Loyalty is one of those topics where everyone agrees in theory and then struggles in practice. The punch card gets lost. The loyalty app gets deleted. The email sign-up form collects addresses you never message. The program exists, but it does not move the needle.
The trend that is quietly fixing this is wallet-based loyalty passes: a pass that lives in Apple Wallet or Google Wallet, updates automatically, and pops up on a customer phone at the right moment.
This is not about building a complicated points economy. It is about reducing friction so customers actually participate, and giving your staff a simple routine that does not slow the line down.

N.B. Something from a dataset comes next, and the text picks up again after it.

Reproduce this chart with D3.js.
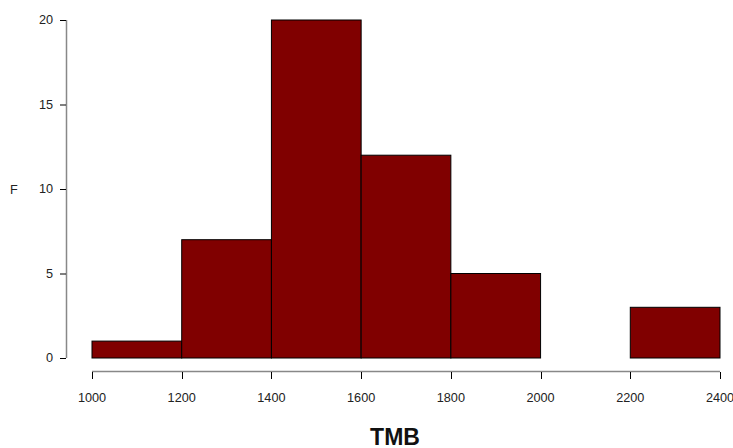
<!DOCTYPE html>
<html><head><meta charset="utf-8">
<script src="https://cdn.jsdelivr.net/npm/d3@7"></script>
<style>body{margin:0;background:#fff;}svg{display:block;font-family:"Liberation Sans",Arial,sans-serif;}</style>
</head><body>
<svg id="c" width="733" height="448"></svg>
<script>
const binStarts = [1000, 1200, 1400, 1600, 1800, 2000, 2200];
const binWidth = 200;
const counts = [1, 7, 20, 12, 5, 0, 3];
const xTicks = [1000, 1200, 1400, 1600, 1800, 2000, 2200, 2400];
const yTicks = [0, 5, 10, 15, 20];

const svg = d3.select("#c");
const x = d3.scaleLinear().domain([1000, 2400]).range([92, 720]);
const y = d3.scaleLinear().domain([0, 20]).range([358, 20]);

svg.selectAll("rect.bar").data(binStarts).join("rect")
  .attr("class","bar")
  .attr("x", d => x(d))
  .attr("y", (d,i) => y(counts[i]))
  .attr("width", d => x(d+binWidth) - x(d))
  .attr("height", (d,i) => y(0) - y(counts[i]))
  .attr("fill", "#800000")
  .attr("stroke", "#000")
  .attr("stroke-width", 1);

// y axis
const ya = svg.append("g");
ya.append("line").attr("x1",66.5).attr("x2",66.5).attr("y1",y(20)).attr("y2",y(0)).attr("stroke","#888").attr("stroke-width",1.5);
ya.selectAll("line.t").data(yTicks).join("line").attr("class","t")
  .attr("x1",60).attr("x2",66).attr("y1",d=>y(d)+0.5).attr("y2",d=>y(d)+0.5).attr("stroke","#000");
ya.selectAll("text").data(yTicks).join("text")
  .attr("x",53).attr("y",d=>y(d)).attr("dy","0.35em").attr("text-anchor","end")
  .attr("font-size",12.7).attr("fill","#222").text(d=>d);

// x axis
const xa = svg.append("g");
xa.append("line").attr("x1",x(1000)).attr("x2",x(2400)).attr("y1",371.5).attr("y2",371.5).attr("stroke","#888").attr("stroke-width",1.5);
xa.selectAll("line.t").data(xTicks).join("line").attr("class","t")
  .attr("x1",d=>Math.round(x(d))+0.5).attr("x2",d=>Math.round(x(d))+0.5).attr("y1",372).attr("y2",379).attr("stroke","#000");
xa.selectAll("text").data(xTicks).join("text")
  .attr("x",d=>x(d)).attr("y",398).attr("dy","0.35em").attr("text-anchor","middle")
  .attr("font-size",12.7).attr("fill","#222").text(d=>d);

svg.append("text").attr("x",395).attr("y",444.5).attr("text-anchor","middle")
  .attr("font-size",23).attr("font-weight","bold").attr("fill","#111").text("TMB");
svg.append("text").attr("x",14).attr("y",190).attr("dy","0.35em").attr("text-anchor","middle")
  .attr("font-size",12.7).attr("fill","#222").text("F");
</script>
</body></html>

If you are building customer retention workflows, a clean POS matters because loyalty only works when your receipts, discounts, and customer notes are consistent. M&M POS gives you a solid foundation for that. You can download M&M POS and keep itemization, promotions, and customer-facing receipts organized as you roll loyalty out.
Why wallet passes are trending
Wallet passes win for one reason: they live where customers already keep payment and tickets. No new app. No new username. No separate card. That matters more than most loyalty features.

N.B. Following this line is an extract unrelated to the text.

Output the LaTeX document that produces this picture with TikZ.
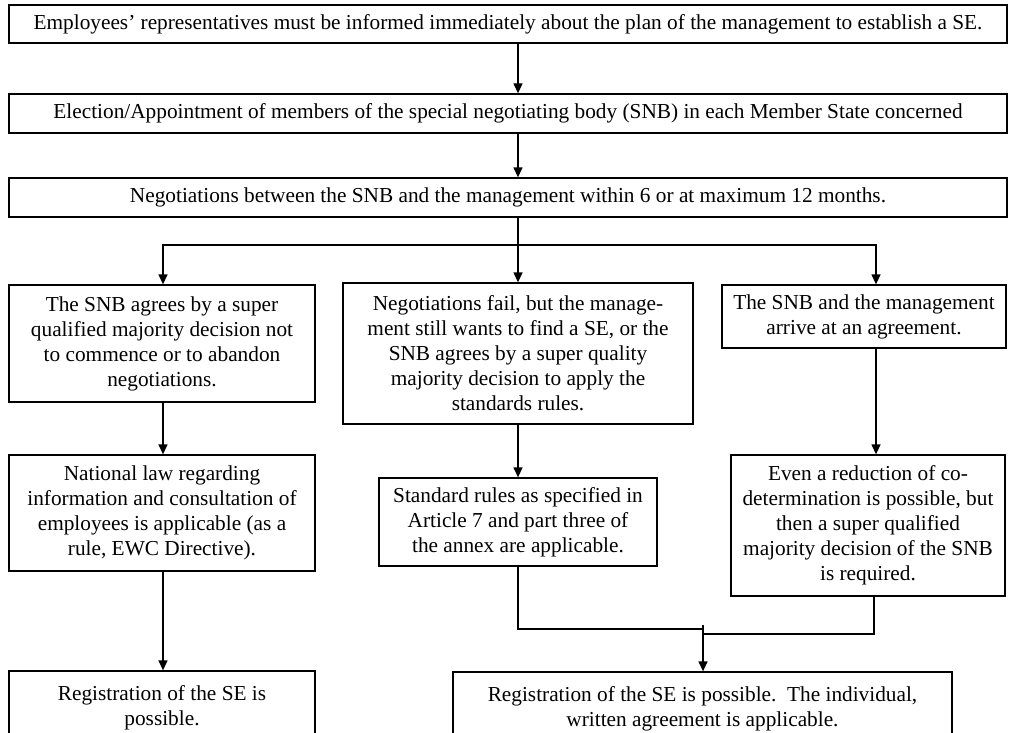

From an operations perspective, wallet passes also reduce support overhead:
- Fewer "I forgot my password" situations
- Fewer "I had points on my old phone" arguments
- More consistent redemption, because the pass is easy to show
Start with the simplest loyalty mechanic: visits or stamps
Most small businesses should avoid points at first. Points require math, explanations, and endless edge cases. A better starting mechanic is:
- Visits: Buy 9, get the 10th free
- Stamps: One stamp per purchase (or per category)
- Tier: "Member" vs "VIP" based on simple thresholds
These are easy to explain and easy to enforce. Your staff can communicate them in a single sentence, which is the real test.
Design the pass like a product (not like a coupon)
This is the engineer mindset: treat your loyalty pass as a small product with a user experience.
What the pass should show
- Clear progress: stamps/visits earned and how many remain
- The rule in one line: "Buy 9 coffees, get 1 free"
- Your brand name: so customers find it quickly
- Optional: the last earned date (helps customer trust)
What the pass should not do
- Require customers to type a password at checkout
- Make staff browse a complicated menu to redeem
- Hide rules behind fine print
Operational reality: your loyalty program is a staff workflow
Even the best pass fails if the team forgets to ask, forgets to scan, or applies redemptions inconsistently. Keep the workflow minimal:
- Staff asks one question: "Do you want to add your loyalty pass today?"
- Customer shows pass (or QR code) on phone
- Staff scans it and completes the sale
- System updates progress automatically
This is where your POS configuration matters: the discount or free-item redemption should be a named, consistent action that shows up clearly on the receipt. Clean receipts reduce disputes and make your reporting honest.
Privacy and trust: be explicit about what you collect
Wallet passes feel personal. That is why you must be clear. A good policy for most small businesses:
- Collect only what you need (often just a phone number or email, or even neither)
- Explain how often you message customers
- Offer an easy opt-out
Trust is part of retention. If customers feel tricked into marketing spam, they do not come back.
What to measure (keep it simple)
Do not overthink analytics. Track:
- New loyalty signups per week
- Redemptions per week
- Repeat visit rate (before vs after)
These are the metrics that tell you if loyalty is working. Everything else is decoration.
Where M&M POS fits
Loyalty works when redemption is consistent and receipts stay clean. A POS should make promotions explicit, measurable, and easy for staff. If you are tightening up your customer experience and retention workflows, set up your catalog and promo patterns in M&M POS, then download M&M POS to build a loyalty routine your team can execute without slowing down the line.
In 2026, the best loyalty program is the one customers actually remember to use. Wallet passes are trending because they remove the biggest barrier: friction.